RFT: if_ath HAL refactoring

Wed Sep 22 22:48:19 UTC 2010

On 22 Sep 2010, at 23:42, PseudoCylon wrote:

> 
> 
> 
> 
> ----- Original Message ----
>> From: Bernhard Schmidt <bschmidt at techwires.net>
>> To: freebsd-current at freebsd.org
>> Cc: PseudoCylon <moonlightakkiy at yahoo.ca>; Adrian Chadd <adrian at freebsd.org>
>> Sent: Wed, September 22, 2010 12:09:36 AM
>> Subject: Re: RFT: if_ath HAL refactoring
>> 
>> On Wednesday, September 22, 2010 06:04:49 PseudoCylon wrote:
>>> -----  Original Message ----
>>> 
>>>> From: Adrian Chadd <adrian at freebsd.org>
>>>> To:  PseudoCylon <moonlightakkiy at yahoo.ca>
>>>> Cc: freebsd-current at freebsd.org
>>>> Sent: Tue, September 21, 2010 7:04:37 AM
>>>> Subject: Re: RFT:  if_ath HAL refactoring
>>>> 
>>>> On 21 September 2010 11:58,  PseudoCylon <moonlightakkiy at yahoo.ca>   
> wrote:
>>>>> Just in case anyone wonders, I've added 11n support to  run(4)  (USB
>>>>> NIC). http://gitorious.org/run/run/trees/11n_beta2
>>>>> 
>>>>> It still has some issues,
>>>>> 
>>>>> *  doesn't work well with atheros chips
>>>>> 
>>>>>  * HT + AP + bridge = Tx may stall (seems OK with nat)
>>>>> 
>>>>> So, use it at your  own discretion.
>>>> 
>>>> Want to put together a patch?
>>> 
>>> sure!
>>> 
>>>> Does  it introduce  issues in the non-11n case?
>>> 
>>> No, only in 11n  mode.
>>> 
>>> What I have found so far is that Ralink's driver checks  MAC address of
>>> other end and identify atheros chip by oui.

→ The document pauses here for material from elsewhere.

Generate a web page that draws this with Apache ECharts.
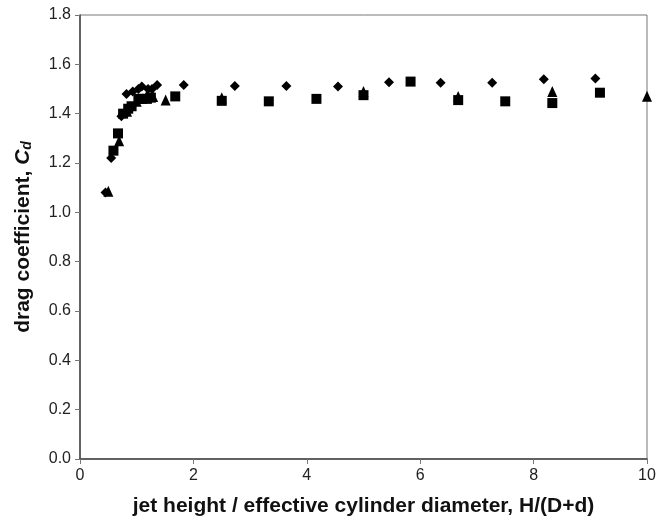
<!DOCTYPE html>
<html>
<head>
<meta charset="utf-8">
<script src="https://cdn.jsdelivr.net/npm/echarts@6/dist/echarts.min.js"></script>
<style>
  html, body { margin: 0; padding: 0; background: #fff; }
  #chart { width: 667px; height: 525px; }
</style>
</head>
<body>
<div id="chart"></div>
<script>
// Drag coefficient vs. normalised jet height, three data sets
const diamondX = [0.45, 0.55, 0.73, 0.82, 0.93, 1.03, 1.09, 1.2, 1.27, 1.36, 1.83, 2.73, 3.64, 4.55, 5.45, 6.36, 7.27, 8.18, 9.09];
const diamondY = [1.08, 1.22, 1.39, 1.48, 1.49, 1.50, 1.51, 1.50, 1.50, 1.516, 1.516, 1.512, 1.512, 1.51, 1.527, 1.525, 1.525, 1.54, 1.543];

const squareX = [0.59, 0.67, 0.76, 0.85, 0.91, 1.03, 1.1, 1.18, 1.25, 1.68, 2.5, 3.33, 4.17, 5.0, 5.83, 6.67, 7.5, 8.33, 9.17];
const squareY = [1.25, 1.32, 1.40, 1.42, 1.43, 1.46, 1.46, 1.46, 1.465, 1.47, 1.452, 1.45, 1.46, 1.475, 1.53, 1.455, 1.45, 1.443, 1.485];

const triangleX = [0.5, 0.69, 0.83, 1.0, 1.17, 1.29, 1.51, 2.5, 5.0, 6.67, 8.33, 10.0];
const triangleY = [1.085, 1.29, 1.41, 1.45, 1.47, 1.47, 1.455, 1.465, 1.49, 1.47, 1.49, 1.471];

const xTicks = [0, 2, 4, 6, 8, 10];
const yTicks = [0.0, 0.2, 0.4, 0.6, 0.8, 1.0, 1.2, 1.4, 1.6, 1.8];

const pairs = (xs, ys) => xs.map((x, i) => [x, ys[i]]);

const FONT = 'Liberation Sans, Arial, sans-serif';
const chart = echarts.init(document.getElementById('chart'), null, { renderer: 'canvas' });

chart.setOption({
  animation: false,
  backgroundColor: '#fff',
  grid: {
    left: 80, right: 20, top: 15, bottom: 66,
    show: true, borderColor: '#777', borderWidth: 1
  },
  xAxis: {
    type: 'value',
    min: xTicks[0], max: xTicks[xTicks.length - 1], interval: 2,
    name: 'jet height / effective cylinder diameter, H/(D+d)',
    nameLocation: 'middle', nameGap: 37,
    nameTextStyle: { fontFamily: FONT, fontSize: 21, fontWeight: 'bold', color: '#111' },
    axisLine: { show: true, onZero: false, lineStyle: { color: '#444', width: 1.5 } },
    axisTick: { show: true, inside: false, length: 5, lineStyle: { color: '#777' } },
    axisLabel: { fontFamily: FONT, fontSize: 16, color: '#222', margin: 9 },
    splitLine: { show: false }
  },
  yAxis: {
    type: 'value',
    min: yTicks[0], max: yTicks[yTicks.length - 1], interval: 0.2,
    name: '{n|drag coefficient, }{c|C}{s|d}',
    nameLocation: 'middle', nameGap: 46,
    nameTextStyle: {
      fontFamily: FONT, fontSize: 21, fontWeight: 'bold', color: '#111',
      rich: {
        n: { fontFamily: FONT, fontSize: 21, fontWeight: 'bold', color: '#111' },
        c: { fontFamily: FONT, fontSize: 21, fontWeight: 'bold', fontStyle: 'italic', color: '#111' },
        s: { fontFamily: FONT, fontSize: 14, fontWeight: 'bold', fontStyle: 'italic', color: '#111', verticalAlign: 'bottom', padding: [8, 0, 0, 0] }
      }
    },
    axisLine: { show: true, onZero: false, lineStyle: { color: '#444', width: 1.5 } },
    axisTick: { show: true, inside: false, length: 5, lineStyle: { color: '#777' } },
    axisLabel: {
      fontFamily: FONT, fontSize: 16, color: '#222', margin: 9,
      formatter: v => v.toFixed(1)
    },
    splitLine: { show: false }
  },
  series: [
    {
      type: 'scatter', name: 'diamond',
      symbol: 'diamond', symbolSize: [10, 10],
      itemStyle: { color: '#000', opacity: 1 },
      data: pairs(diamondX, diamondY)
    },
    {
      type: 'scatter', name: 'square',
      symbol: 'rect', symbolSize: [10, 10],
      itemStyle: { color: '#000', opacity: 1 },
      data: pairs(squareX, squareY)
    },
    {
      type: 'scatter', name: 'triangle',
      symbol: 'triangle', symbolSize: [10, 11],
      itemStyle: { color: '#000', opacity: 1 },
      data: pairs(triangleX, triangleY)
    }
  ]
});
</script>
</body>
</html>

Then, sets  special prot mode
>>> for it. Does this ring a bell?
>> 
>> Are your sure  that this is based on the actual MAC addresses? Atheros drivers 
> 
>> tend to  announce additional capabilities in beacons and probe responses.
> 
> It is based on the actual MAC, but it is Broadcom's oui (00904c). sorry.
> 
>> 
>>> Has  node lock in ieee80211_node_timeout() cased dead lock in HT + AP +
>>> bridge?
>> 
>> I'm not aware of any issues there, though, I'm not very familiar  with HT use 
>> cases.
> 
> I attached witness messages. Those 2 LORs always happen together before 
> deadlock. I hooked iv_input() and unlock/lock node lock to avoid deadlock. (I 
> don't know if it's safe.)
> 
> I wonder if this is run(4) specific problem.
> 
> 
> AK
> 
> 
> lock order reversal:
> 1st 0xffffff8000a267d0 run0_node_lock (run0_node_lock) @ 
> /usr/src/sys/net80211/ieee80211_node.c:1360
> 2nd 0xffffff0001716818 if_bridge (if_bridge) @ 
> /usr/src/sys/net/if_bridge.c:2184
> KDB: stack backtrace:
> db_trace_self_wrapper() at db_trace_self_wrapper+0x2a
> _witness_debugger() at _witness_debugger+0x2e
> witness_checkorder() at witness_checkorder+0x81e
> _mtx_lock_flags() at _mtx_lock_flags+0x78
> bridge_input() at bridge_input+0x7e
> ether_input() at ether_input+0x143
> hostap_input() at hostap_input+0x4ea
> ampdu_rx_flush() at ampdu_rx_flush+0x5e
> ieee80211_ht_node_age() at ieee80211_ht_node_age+0x7b
> ieee80211_node_timeout() at ieee80211_node_timeout+0x2dc
> softclock() at softclock+0x2a0
> intr_event_execute_handlers() at intr_event_execute_handlers+0x66
> ithread_loop() at ithread_loop+0xb2
> fork_exit() at fork_exit+0x12a
> fork_trampoline() at fork_trampoline+0xe
> --- trap 0, rip = 0, rsp = 0xffffff8000052d30, rbp = 0 ---
> 
> lock order reversal:
> 1st 0xffffff8000a267d0 run0_node_lock (run0_node_lock) @ 
> /usr/src/sys/net80211/ieee80211_node.c:1360
> 2nd 0xffffffff80a186c8 tcp (tcp) @ /usr/src/sys/netinet/tcp_input.c:498
> KDB: stack backtrace:
> db_trace_self_wrapper() at db_trace_self_wrapper+0x2a
> _witness_debugger() at _witness_debugger+0x2e
> witness_checkorder() at witness_checkorder+0x81e
> _rw_rlock() at _rw_rlock+0x5f
> tcp_input() at tcp_input+0xa58
> ip_input() at ip_input+0xbc
> netisr_dispatch_src() at netisr_dispatch_src+0xb8
> ether_demux() at ether_demux+0x17d
> ether_input() at ether_input+0x175
> hostap_input() at hostap_input+0x4ea
> ampdu_rx_flush() at ampdu_rx_flush+0x5e
> ieee80211_ht_node_age() at ieee80211_ht_node_age+0x7b
> ieee80211_node_timeout() at ieee80211_node_timeout+0x2dc
> softclock() at softclock+0x2a0
> intr_event_execute_handlers() at intr_event_execute_handlers+0x66
> ithread_loop() at ithread_loop+0xb2
> fork_exit() at fork_exit+0x12a
> fork_trampoline() at fork_trampoline+0xe
> --- trap 0, rip = 0, rsp = 0xffffff8000052d30, rbp = 0 --- 

Can you explain why the run0_node_lock is locked ? I don't have the code at hand..

Regards,
--
Rui Paulo